25 February 2014, News Wires – Brent futures eased on Tuesday as US crude stockpiles rose for a second straight week, but held above $110 per barrel on concerns over supply from prolonged outages in Libya and other exporters.
An easing of the severe chill over the US and Europe is likely to cut demand for heating fuels, removing a key support that has propped up oil benchmarks during a period of typically low demand, Reuters reported.
Investors are now eyeing appetite for gasoline ahead of the start of the US summer driving season.

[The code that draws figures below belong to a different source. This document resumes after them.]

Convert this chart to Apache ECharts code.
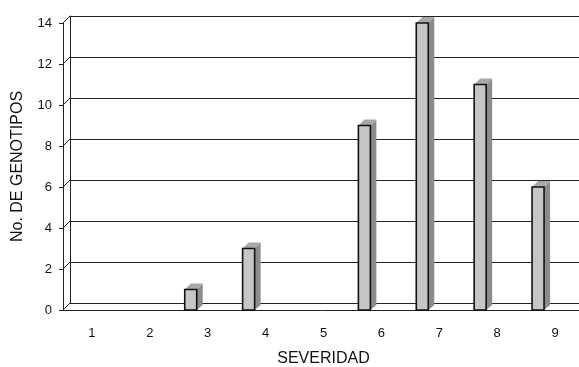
<!DOCTYPE html>
<html>
<head>
<meta charset="utf-8">
<script src="https://cdn.jsdelivr.net/npm/echarts@6/dist/echarts.min.js"></script>
<style>
  html, body { margin: 0; padding: 0; background: #fff; }
  #chart { width: 579px; height: 367px; }
</style>
</head>
<body>
<div id="chart"></div>
<script>
// categorias de severidad
const severidad = ['1', '2', '3', '4', '5', '6', '7', '8', '9'];
// numero de genotipos por categoria
const genotipos = [0, 0, 1, 3, 0, 9, 14, 11, 6];
// marcas del eje y
const yTicks = [0, 2, 4, 6, 8, 10, 12, 14];

const font = 'Liberation Sans, Arial, sans-serif';
const lineColor = '#222';
// profundidad del efecto 3D
const wallDepth = 7;
const barDepth = 6;

const chart = echarts.init(document.getElementById('chart'));

// dibuja una barra con cara frontal, superior y lateral
function renderBar(params, api) {
  const v = api.value(1);
  if (!v) return null;
  const top = api.coord([api.value(0), v]);
  const bot = api.coord([api.value(0), 0]);
  const x0 = top[0] - 23;
  const x1 = x0 + 12;
  const y0 = top[1];
  const y1 = bot[1];
  const d = barDepth;
  return {
    type: 'group',
    children: [
      {
        type: 'polygon',
        shape: { points: [[x1, y0], [x1 + d, y0 - d], [x1 + d, y1 - d + 1], [x1, y1]] },
        style: { fill: '#8c8c8c' }
      },
      {
        type: 'polygon',
        shape: { points: [[x0, y0], [x0 + d, y0 - d], [x1 + d, y0 - d], [x1, y0]] },
        style: { fill: '#a8a8a8' }
      },
      {
        type: 'rect',
        shape: { x: x0, y: y0, width: x1 - x0, height: y1 - y0 },
        style: { fill: '#c6c6c6', stroke: '#111', lineWidth: 1.6 }
      }
    ]
  };
}

// diagonales entre el eje y frontal y la pared del fondo
function renderDiag(params, api) {
  const p = api.coord([0, api.value(1)]);
  const x = params.coordSys.x;
  return {
    type: 'line',
    shape: { x1: x, y1: p[1], x2: x + wallDepth, y2: p[1] - wallDepth },
    style: { stroke: lineColor, lineWidth: 1 }
  };
}

const option = {
  animation: false,
  backgroundColor: '#fff',
  grid: [
    { left: 63, top: 23, width: 521, height: 287, outerBoundsMode: 'none' },
    { left: 63 + wallDepth, top: 23 - wallDepth, width: 521, height: 287, outerBoundsMode: 'none' }
  ],
  xAxis: [
    {
      gridIndex: 0,
      type: 'category',
      data: severidad,
      name: 'SEVERIDAD',
      nameLocation: 'middle',
      nameGap: 41,
      nameTextStyle: { fontFamily: font, fontSize: 16, color: '#111' },
      axisLine: { lineStyle: { color: lineColor, width: 1 } },
      axisTick: { length: 6, lineStyle: { color: lineColor } },
      axisLabel: { fontFamily: font, fontSize: 13, color: '#111', margin: 17 }
    },
    {
      gridIndex: 1,
      type: 'category',
      data: severidad,
      axisLine: { lineStyle: { color: lineColor, width: 1 } },
      axisTick: { show: false },
      axisLabel: { show: false }
    }
  ],
  yAxis: [
    {
      gridIndex: 0,
      type: 'value',
      min: 0,
      max: 14,
      interval: 2,
      name: 'No. DE GENOTIPOS',
      nameLocation: 'middle',
      nameGap: 37,
      nameTextStyle: { fontFamily: font, fontSize: 16, color: '#111' },
      axisLine: { show: true, lineStyle: { color: lineColor, width: 1 } },
      axisTick: { show: true, length: 4, lineStyle: { color: lineColor } },
      axisLabel: { fontFamily: font, fontSize: 13, color: '#111', margin: 11 },
      splitLine: { show: false }
    },
    {
      gridIndex: 1,
      type: 'value',
      min: 0,
      max: 14,
      interval: 2,
      axisLine: { show: true, lineStyle: { color: lineColor, width: 1 } },
      axisTick: { show: false },
      axisLabel: { show: false },
      splitLine: { show: true, lineStyle: { color: lineColor, width: 1 } }
    }
  ],
  series: [
    {
      type: 'custom',
      xAxisIndex: 0,
      yAxisIndex: 0,
      renderItem: renderDiag,
      data: yTicks.map(v => [0, v]),
      silent: true,
      z: 1
    },
    {
      type: 'custom',
      xAxisIndex: 0,
      yAxisIndex: 0,
      renderItem: renderBar,
      data: genotipos.map((v, i) => [i, v]),
      z: 3
    }
  ]
};

chart.setOption(option);
</script>
</body>
</html>
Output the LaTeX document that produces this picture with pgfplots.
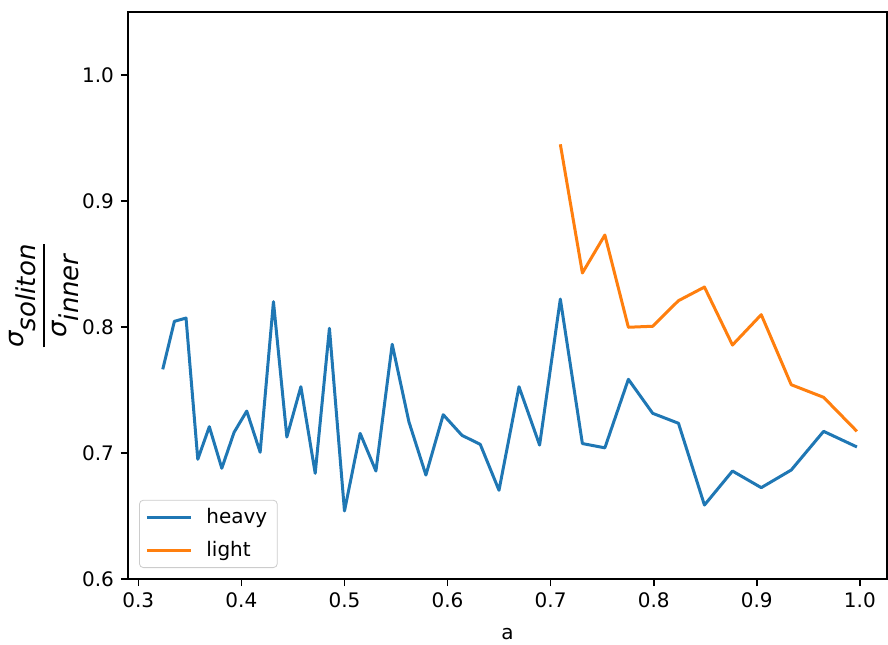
\documentclass[border=0pt]{standalone}
\usepackage{pgfplots}
\pgfplotsset{compat=1.18}
\usepackage{fontspec}
\setmainfont{DejaVu Sans}
\definecolor{mplblue}{HTML}{1F77B4}
\definecolor{mplorange}{HTML}{FF7F0E}
\pgfplotstableread{
x y
0.3237 0.7664
0.3350 0.8045
0.3463 0.8071
0.3577 0.6950
0.3689 0.7209
0.3810 0.6879
0.3929 0.7164
0.4052 0.7333
0.4182 0.7006
0.4311 0.8201
0.4441 0.7127
0.4577 0.7526
0.4716 0.6839
0.4854 0.7990
0.5000 0.6540
0.5152 0.7156
0.5305 0.6857
0.5463 0.7863
0.5625 0.7248
0.5790 0.6825
0.5958 0.7304
0.6140 0.7140
0.6317 0.7069
0.6499 0.6704
0.6693 0.7526
0.6893 0.7063
0.7094 0.8222
0.7308 0.7075
0.7526 0.7041
0.7754 0.7585
0.7990 0.7315
0.8240 0.7236
0.8492 0.6587
0.8764 0.6857
0.9043 0.6725
0.9334 0.6865
0.9648 0.7172
0.9971 0.7048
}\heavy
\pgfplotstableread{
x y
0.7094 0.9450
0.7308 0.8429
0.7526 0.8730
0.7754 0.7998
0.7990 0.8006
0.8240 0.8209
0.8492 0.8317
0.8764 0.7857
0.9043 0.8098
0.9334 0.7542
0.9648 0.7442
0.9971 0.7172
}\light
\begin{document}
\begin{tikzpicture}
\useasboundingbox (0,0) rectangle (444pt,322pt);
\begin{axis}[
  at={(64pt,32.5pt)}, anchor=south west,
  scale only axis, width=379.5pt, height=283.5pt,
  xmin=0.29, xmax=1.0263, ymin=0.6, ymax=1.05,
  xtick={0.3,0.4,...,1.0}, ytick={0.6,0.7,...,1.0},
  /pgf/number format/.cd, fixed, fixed zerofill, precision=1, assume math mode=true, /pgfplots/.cd,
  tick align=outside, tick pos=left, major tick length=3.5pt,
  tick style={black, line width=0.8pt},
  axis line style={line width=0.8pt},
  ticklabel style={font=\fontsize{10pt}{12pt}\selectfont},
  xlabel={a}, xlabel style={font=\fontsize{10pt}{12pt}\selectfont, yshift=-3pt},
  ylabel={\fontsize{13pt}{15pt}\selectfont$\displaystyle{\textit{σ}_{\textit{soliton}}\above 1.2pt\textit{σ}_{\textit{inner}}}$},
  ylabel style={yshift=-5pt},
  legend style={at={(0.0145,0.0194)}, anchor=south west, draw=black!20, rounded corners=2pt,
    font=\fontsize{10pt}{12pt}\selectfont, inner xsep=3pt, inner ysep=2pt, row sep=3.5pt,
    /tikz/every odd column/.append style={column sep=5pt}},
  legend cell align=left,
  legend image code/.code={\draw[#1, line width=1.5pt] (0pt,0pt) -- (22pt,0pt);},
]
\addplot[mplblue, line width=1.5pt, line join=round] table[x=x,y=y] {\heavy};
\addlegendentry{heavy}
\addplot[mplorange, line width=1.5pt, line join=round] table[x=x,y=y] {\light};
\addlegendentry{light}
\end{axis}
\end{tikzpicture}
\end{document}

Brent crude fell $0.17 to $110.47 per barrel by Tuesday morning, after settling at its highest for the year in the previous session, according to Reuters.
US oil declined $0.35 to $102.47, after ending $0.62 higher, the news wire said.
“After heating oil, the market will now look at gasoline demand and how that will help support oil prices,” Astmax Investment commodity fund manager Tetsu Emori told Reuters.
“There will be some refineries shutting down for maintenance, but it is hard to predict the direction of oil at this point.”
Emori predicted strong support for Brent at $105 per barrel and resistance at $115. The US benchmark faces strong support at $100 but could slip to $98, if it breaks past that floor.
As the market refocuses attention to gasoline, worries of further supply disruption following continued unrest in Libya, South Sudan, Nigeria and sanctions on Iran will keep oil prices supported, Emori reportedly said.
“Oil will probably now be driven by fundamentals of the oil market itself,” he said. “People are looking at the demand/supply balance in the US and other countries.”
US commercial crude stocks were expected to have risen 1.4 million barrels on average for the week to 21 February, a preliminary Reuters poll taken ahead of weekly inventory reports from industry groups showed.
That would mark an increase for a second straight week as crude oil stocks rose about 1 million barrels to 362 million barrels in the week to 14 February, while crude imports fell 508,000 barrels per day to 7.36 million barrels per day, Energy Informatin Agency data had showed.
Stocks of distillates, which include heating oil and diesel fuel, were forecast to have fallen 1.5 million barrels on average last week, in the latest survey. Gasoline stocks were also seen down 1.5 million.